I am detaching myself from the constant hustling, and feeling like I have to do everything. I need to stop putting so many expectations imposed on me by me, of the constant need to prove myself, of going in circles and feeling like a hamster stuck in a cage.
If you look at the definition of hustle in the Merriam-Webster dictionary:
hus·tle: transitive verb 1a: to crowd or push roughly : had been hustled into a jail cell with the other protesters b: to convey forcibly or hurriedly… grabbed him by the arm and hustled him out the door c: to urge forward precipitately hustling tourists from one museum to the next 2a: to obtain by energetic activity —usually used with up hustle up new customers try to hustle up some tickets to tonight’s game hustling up some grub b: to sell something to or obtain something from (someone) by energetic and especially underhanded activity : SWINDLEhustling the suckersan elaborate scam to hustle the elderly c: to sell or promote energetically and aggressively hustling a new product d: to lure less skillful players into competing against oneself at (a gambling game)hustle pool
The meaning of the word is what is wrong with the language. I don’t want to be pushed, or sell myself aggressively, and or hurried. I want to accomplish my goals, it is not like I am going to sit back and not do anything to achieve my goals. I am asking now the hard questions such as: how do I move forward without pushing or forcing outcomes? How do I know when I am out of alignment? Does this cause me bliss? How do I feel after doing this, depleted or fully recharged?

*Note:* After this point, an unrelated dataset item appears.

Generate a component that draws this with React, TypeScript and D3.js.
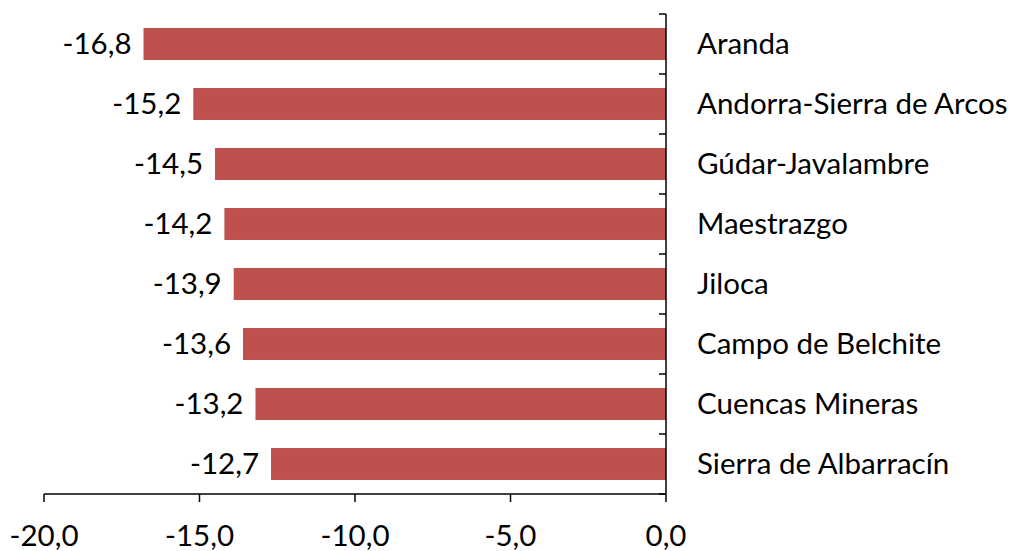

I have been able to identify my misalignment; by acknowledging when I am feeling stuck, when I try to do busy work to keep me distracted. This is how I know when I am out of alignment. This is the time when I need to practice going inwards and finding answers within me. Practicing doing NOTHING and just BEING is how I gain balance and welcome my feminine energy to be magnetic. This is the time I surrender and let go and let God. I surrender to the flow of life and release everything that is no longer serving me. I pray, slow down and journal. I spent time with the most important person, ME.
In order to serve, I need to have my cup full in order to pour into others, therefore, tending to my needs and self-care takes priority. This is when I practice setting clear boundaries and intentions. This way I protect from energy vampires and from doing projects and behaviors that ultimately do not serve my higher purpose.